Following on from Reading CSV file in Pandas with historical dates I have some CSV data in the form:
Object,Earliest Date
Object1,01/01/2000
Object2,01/01/1760
Object3,01/01/1520
...
which I've now read into Pandas (using Period to handle historical dates) and create a series. I'm trying to bin the series into decades, but stumbling on getting the Period values into the form groupby expects. So far I've tried (where s is the series created from_csv):
def dt_parse(s):
try:
d,m,y = s.split('/')
return pd.Period(year=int(y), month=int(m), day=int(d), freq='D')
except:
return pd.NaT
s2 = s['Earliest Date'].apply(dt_parse) #Create Period values
pi = pd.PeriodIndex(s2)
decades = pi.groupby(pd.Grouper(freq="120M")).count()
which fails with:
TypeError: Argument 'labels' has incorrect type (expected numpy.ndarray, got TimeGrouper)

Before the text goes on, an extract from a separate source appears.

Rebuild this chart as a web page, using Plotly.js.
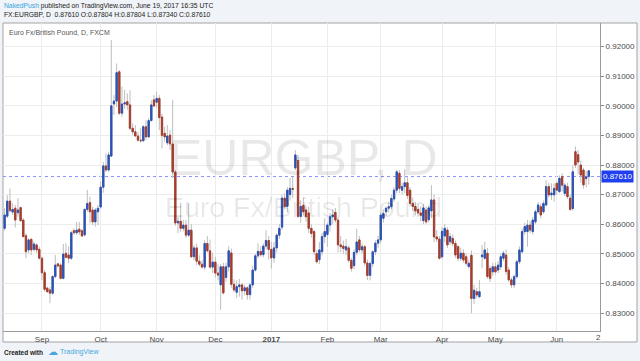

Trying to group on it as a series:
decades = s2.groupby(pd.Grouper(freq="120M")).count()
fails with:
TypeError: Only valid with DatetimeIndex, TimedeltaIndex or PeriodIndex, but got an instance of 'Index'
Trying to group on it as a DataFrame:
df = pd.DataFrame(s2)
decades = df.groupby(pd.Grouper(freq="120M", key='Earliest Date')).size()
fails with:
AttributeError: 'Index' object has no attribute 'to_timestamp'
Not sure how else to do it ?!
The error messages and pandas documentation will be your friends here.
I have no idea whether your date column contain strictly unique dates. If they are, it's trivial, just use it as the index and you can use pd.Grouper
. Otherwise, define your own grouping function:
def grouper(ind):
y = df.loc[ind]['Earliest Date'].year
return y - (y % 10)
# I'm assuming that df is the dataframe from pd.read_csv("/path/to/csv")
# and that there's a column named "earliest date"
# that is a Period or Datetime or something with a year attribute
gb = df.groupby(by=grouper)
print(gb.size())